Microsoft Corp. undoubtedly wanted to avoid its current predicament. It has been publicly talking up features in Vista since 2003 -- half a decade. But such "overmarketing," as Krasowski calls it, can rebound. Experienced developers have become jaded towards the third-party apps Microsoft trots out as exemplars of Redmond's latest technology -- "demoware," he calls them -- that sparkle with flashy animation and video.
"You can't write an enterprise app like a demo. It'd be all soft and weak under the hood," he said. "We'd never put all that stuff in because it couldn't support 100 concurrent users."
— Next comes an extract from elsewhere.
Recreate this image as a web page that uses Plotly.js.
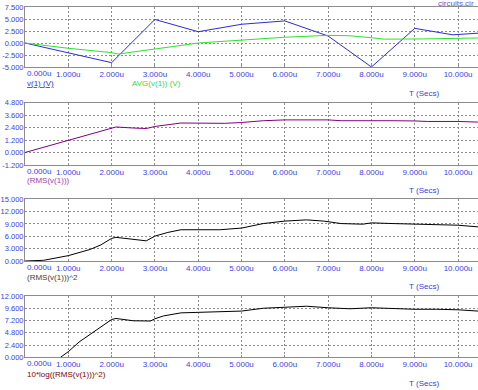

Some say it's premature to declare Vista a flop with developers. For one thing, despite the 140 million copies Microsoft claims to have shipped, the market hasn't reached a tipping point yet.
"I can???t see targeting something only to Vista when you have XP and Windows 2003 out there in huge numbers," said Dave Noderer, a Microsoft MVP who runs the Florida .Net User Group as well as his own software development firm, Computer Ways in Deerfield Beach, Fla.
Others point out the symbiotic relationship between most Windows developers and the large enterprises that hire and pay them. Enterprises are proving even slower than the rest of the market at moving off XP, say analysts such as Forrester Research.
"Vista is too bleeding-edge -- not for us, but for our clients," Krasowski said. PDSA's clients include large, blue-chip customers such as Kaiser Permanente and Boeing Inc. "They're all leery of Vista."
And why shouldn't they be? According to data released this spring by migration software vendor AppDNA, about a fifth of enterprise applications running on XP break when moved straight to Vista, mostly due to pre-XP-era code still lingering in the app. That increases to nearly half for apps migrated from 32-bit XP straight to 64-bit Vista.